[start of DATASET EXTRACT]

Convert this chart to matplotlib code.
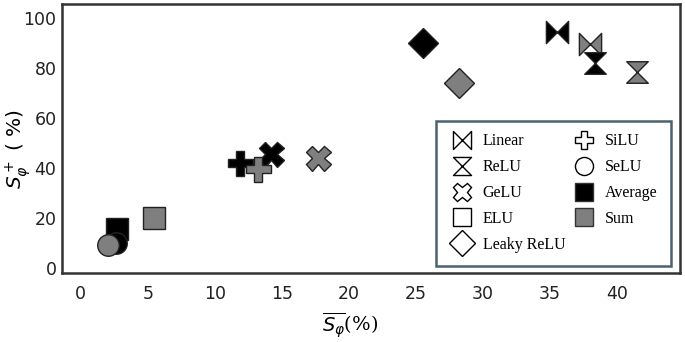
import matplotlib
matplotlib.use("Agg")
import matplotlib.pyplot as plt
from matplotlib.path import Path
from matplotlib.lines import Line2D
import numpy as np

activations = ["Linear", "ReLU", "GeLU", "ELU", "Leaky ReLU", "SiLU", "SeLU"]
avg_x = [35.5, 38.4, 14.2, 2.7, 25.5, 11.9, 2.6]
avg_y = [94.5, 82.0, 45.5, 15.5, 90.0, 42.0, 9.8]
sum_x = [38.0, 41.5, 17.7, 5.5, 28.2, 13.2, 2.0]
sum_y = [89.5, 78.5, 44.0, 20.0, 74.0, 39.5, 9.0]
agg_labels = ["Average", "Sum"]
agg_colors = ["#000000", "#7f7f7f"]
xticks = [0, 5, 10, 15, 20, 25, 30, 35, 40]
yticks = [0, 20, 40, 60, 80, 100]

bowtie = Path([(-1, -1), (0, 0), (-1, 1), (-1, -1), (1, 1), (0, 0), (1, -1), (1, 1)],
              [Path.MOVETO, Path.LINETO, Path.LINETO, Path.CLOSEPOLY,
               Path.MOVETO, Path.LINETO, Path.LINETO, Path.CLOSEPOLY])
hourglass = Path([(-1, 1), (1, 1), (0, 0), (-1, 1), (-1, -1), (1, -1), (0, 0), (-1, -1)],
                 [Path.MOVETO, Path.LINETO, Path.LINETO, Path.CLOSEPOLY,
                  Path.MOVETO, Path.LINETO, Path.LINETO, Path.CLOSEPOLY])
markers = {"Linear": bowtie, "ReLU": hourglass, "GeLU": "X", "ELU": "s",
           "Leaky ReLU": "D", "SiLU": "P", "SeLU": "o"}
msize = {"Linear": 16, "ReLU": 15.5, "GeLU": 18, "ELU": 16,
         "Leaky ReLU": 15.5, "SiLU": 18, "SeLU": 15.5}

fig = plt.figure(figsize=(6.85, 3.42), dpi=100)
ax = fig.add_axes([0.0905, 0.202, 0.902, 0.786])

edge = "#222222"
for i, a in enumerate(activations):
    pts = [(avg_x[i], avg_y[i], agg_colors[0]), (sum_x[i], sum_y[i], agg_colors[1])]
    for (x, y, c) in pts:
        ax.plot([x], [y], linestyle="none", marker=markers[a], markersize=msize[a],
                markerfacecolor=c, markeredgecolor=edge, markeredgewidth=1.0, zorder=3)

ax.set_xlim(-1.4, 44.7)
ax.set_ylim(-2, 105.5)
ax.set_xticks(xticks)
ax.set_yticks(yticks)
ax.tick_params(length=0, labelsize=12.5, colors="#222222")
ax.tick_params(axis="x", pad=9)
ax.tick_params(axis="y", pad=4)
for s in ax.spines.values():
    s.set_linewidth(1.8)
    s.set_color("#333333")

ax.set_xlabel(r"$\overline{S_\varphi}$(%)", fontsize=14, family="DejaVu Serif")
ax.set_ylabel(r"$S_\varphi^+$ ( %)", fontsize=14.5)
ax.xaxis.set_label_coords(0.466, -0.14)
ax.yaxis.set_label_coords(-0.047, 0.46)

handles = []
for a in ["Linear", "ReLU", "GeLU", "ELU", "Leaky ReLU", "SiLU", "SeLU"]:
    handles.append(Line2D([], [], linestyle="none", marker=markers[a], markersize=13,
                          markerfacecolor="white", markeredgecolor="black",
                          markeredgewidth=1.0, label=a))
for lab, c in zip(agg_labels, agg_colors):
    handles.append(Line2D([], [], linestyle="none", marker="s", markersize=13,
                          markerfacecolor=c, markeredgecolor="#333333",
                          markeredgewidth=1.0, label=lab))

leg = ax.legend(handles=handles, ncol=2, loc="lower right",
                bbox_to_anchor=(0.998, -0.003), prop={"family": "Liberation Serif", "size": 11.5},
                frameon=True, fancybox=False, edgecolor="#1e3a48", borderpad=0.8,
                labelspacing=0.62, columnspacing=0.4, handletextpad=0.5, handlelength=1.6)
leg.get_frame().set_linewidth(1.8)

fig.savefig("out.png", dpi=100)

[end of DATASET EXTRACT]

* TASK DESCRIPTION:
Every line from the top of the material above through the line with "import numpy as np" should be duplicated exactly, please; leave out the pictures.

* RESPONSE TO THE TASK:
Convert this chart to matplotlib code.
import matplotlib
matplotlib.use("Agg")
import matplotlib.pyplot as plt
from matplotlib.path import Path
from matplotlib.lines import Line2D
import numpy as np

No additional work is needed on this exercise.